■ What the task requires:
Begin with the first line and repeat exactly through the line containing "plt.rcParams['font.family'] = ['Lato', 'DejaVu"; leave every image out.
-----
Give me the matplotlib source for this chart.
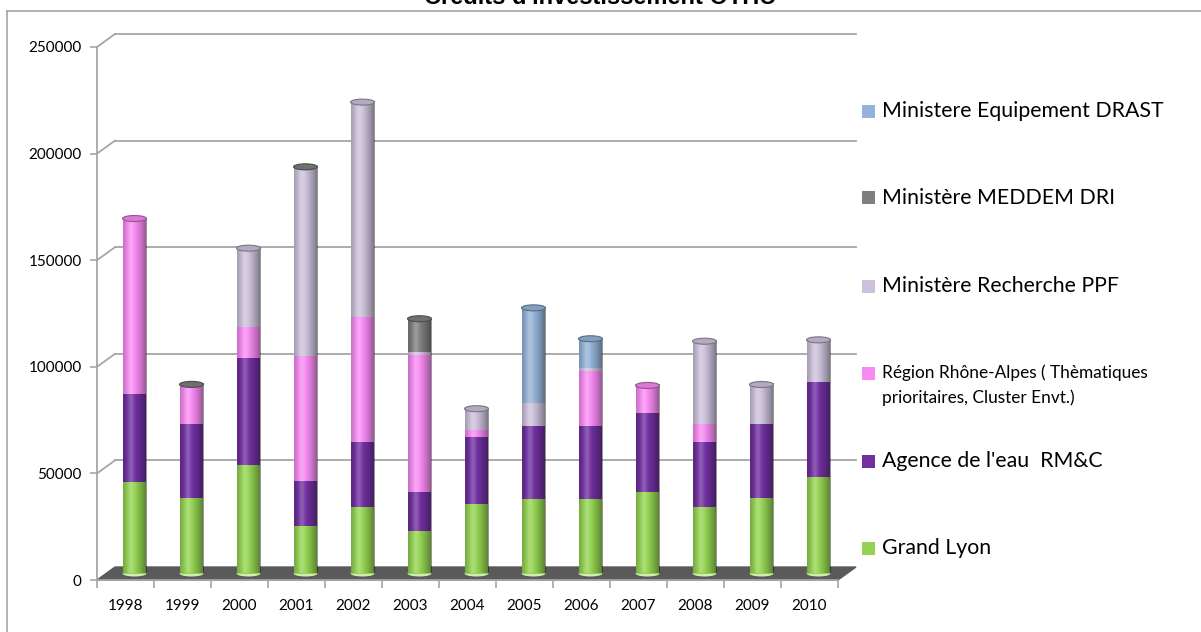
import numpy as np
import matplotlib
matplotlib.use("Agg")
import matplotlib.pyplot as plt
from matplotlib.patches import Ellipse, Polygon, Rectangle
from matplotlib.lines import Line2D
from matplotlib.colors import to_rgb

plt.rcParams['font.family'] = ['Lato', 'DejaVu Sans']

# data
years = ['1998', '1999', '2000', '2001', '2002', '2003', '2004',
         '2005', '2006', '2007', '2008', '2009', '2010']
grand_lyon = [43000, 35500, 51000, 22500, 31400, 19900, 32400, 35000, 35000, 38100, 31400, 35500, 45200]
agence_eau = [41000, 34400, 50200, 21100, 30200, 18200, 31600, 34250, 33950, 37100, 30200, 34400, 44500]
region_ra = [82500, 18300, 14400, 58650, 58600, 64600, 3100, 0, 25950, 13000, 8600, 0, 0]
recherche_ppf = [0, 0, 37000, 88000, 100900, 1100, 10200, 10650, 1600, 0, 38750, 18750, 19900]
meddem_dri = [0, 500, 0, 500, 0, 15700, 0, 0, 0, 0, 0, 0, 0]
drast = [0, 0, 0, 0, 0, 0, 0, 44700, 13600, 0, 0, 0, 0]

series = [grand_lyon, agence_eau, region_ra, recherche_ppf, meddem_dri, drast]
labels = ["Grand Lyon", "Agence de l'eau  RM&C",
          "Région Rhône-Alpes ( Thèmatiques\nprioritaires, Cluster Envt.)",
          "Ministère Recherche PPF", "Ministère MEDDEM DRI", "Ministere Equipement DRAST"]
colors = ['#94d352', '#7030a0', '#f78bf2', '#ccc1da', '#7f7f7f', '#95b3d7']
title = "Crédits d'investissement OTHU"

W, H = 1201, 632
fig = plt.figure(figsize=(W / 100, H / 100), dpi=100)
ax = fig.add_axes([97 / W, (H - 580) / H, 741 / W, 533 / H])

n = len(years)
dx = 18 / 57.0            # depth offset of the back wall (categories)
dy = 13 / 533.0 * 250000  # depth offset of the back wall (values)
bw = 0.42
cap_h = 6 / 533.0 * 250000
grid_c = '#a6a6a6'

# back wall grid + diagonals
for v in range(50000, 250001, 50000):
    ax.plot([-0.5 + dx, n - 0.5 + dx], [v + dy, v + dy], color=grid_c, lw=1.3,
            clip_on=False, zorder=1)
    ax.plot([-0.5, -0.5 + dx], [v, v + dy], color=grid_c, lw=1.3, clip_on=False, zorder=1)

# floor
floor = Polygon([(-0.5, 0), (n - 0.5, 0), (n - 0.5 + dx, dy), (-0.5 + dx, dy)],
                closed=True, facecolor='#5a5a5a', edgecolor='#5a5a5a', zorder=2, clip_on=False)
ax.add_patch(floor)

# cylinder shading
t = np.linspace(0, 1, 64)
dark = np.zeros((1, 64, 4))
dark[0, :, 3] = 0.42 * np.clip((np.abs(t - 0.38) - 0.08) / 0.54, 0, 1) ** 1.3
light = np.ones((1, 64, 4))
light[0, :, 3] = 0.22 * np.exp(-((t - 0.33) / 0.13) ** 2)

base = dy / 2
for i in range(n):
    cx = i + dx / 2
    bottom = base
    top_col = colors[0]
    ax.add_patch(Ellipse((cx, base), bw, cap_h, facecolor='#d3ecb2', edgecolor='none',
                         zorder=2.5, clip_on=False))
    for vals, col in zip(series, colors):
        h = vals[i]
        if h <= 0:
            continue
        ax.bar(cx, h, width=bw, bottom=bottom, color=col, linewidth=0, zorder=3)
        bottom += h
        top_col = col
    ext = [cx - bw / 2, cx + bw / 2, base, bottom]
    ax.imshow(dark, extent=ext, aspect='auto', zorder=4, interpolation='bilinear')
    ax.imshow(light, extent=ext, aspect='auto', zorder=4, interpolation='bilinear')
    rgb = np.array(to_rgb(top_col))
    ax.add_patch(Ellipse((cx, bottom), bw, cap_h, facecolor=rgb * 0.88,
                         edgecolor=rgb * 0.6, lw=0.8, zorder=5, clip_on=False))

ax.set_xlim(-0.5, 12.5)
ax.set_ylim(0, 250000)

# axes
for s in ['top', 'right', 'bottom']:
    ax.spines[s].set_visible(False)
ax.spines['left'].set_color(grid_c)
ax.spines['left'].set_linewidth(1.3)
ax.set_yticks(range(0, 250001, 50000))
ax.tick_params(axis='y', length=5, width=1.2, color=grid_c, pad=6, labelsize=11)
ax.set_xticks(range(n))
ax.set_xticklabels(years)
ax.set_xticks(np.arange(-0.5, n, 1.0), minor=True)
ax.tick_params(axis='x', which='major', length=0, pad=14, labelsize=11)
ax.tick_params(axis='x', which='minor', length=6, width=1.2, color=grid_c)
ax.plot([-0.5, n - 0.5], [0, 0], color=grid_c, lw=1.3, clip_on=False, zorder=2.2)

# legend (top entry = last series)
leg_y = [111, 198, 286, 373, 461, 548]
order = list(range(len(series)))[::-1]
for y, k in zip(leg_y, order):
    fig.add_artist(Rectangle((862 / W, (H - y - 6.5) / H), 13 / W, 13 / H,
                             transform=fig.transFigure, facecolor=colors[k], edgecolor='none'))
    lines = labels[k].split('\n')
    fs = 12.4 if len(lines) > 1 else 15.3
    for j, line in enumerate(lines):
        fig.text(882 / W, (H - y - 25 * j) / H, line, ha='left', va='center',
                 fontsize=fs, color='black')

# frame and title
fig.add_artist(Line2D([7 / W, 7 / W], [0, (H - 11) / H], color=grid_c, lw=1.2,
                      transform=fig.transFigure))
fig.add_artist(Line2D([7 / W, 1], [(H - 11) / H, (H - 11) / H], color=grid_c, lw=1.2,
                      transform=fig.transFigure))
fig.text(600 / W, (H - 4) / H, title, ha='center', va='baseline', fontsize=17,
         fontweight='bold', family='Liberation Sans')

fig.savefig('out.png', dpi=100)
-----
■ Answer in full:
Give me the matplotlib source for this chart.
import numpy as np
import matplotlib
matplotlib.use("Agg")
import matplotlib.pyplot as plt
from matplotlib.patches import Ellipse, Polygon, Rectangle
from matplotlib.lines import Line2D
from matplotlib.colors import to_rgb

plt.rcParams['font.family'] = ['Lato', 'DejaVu Sans']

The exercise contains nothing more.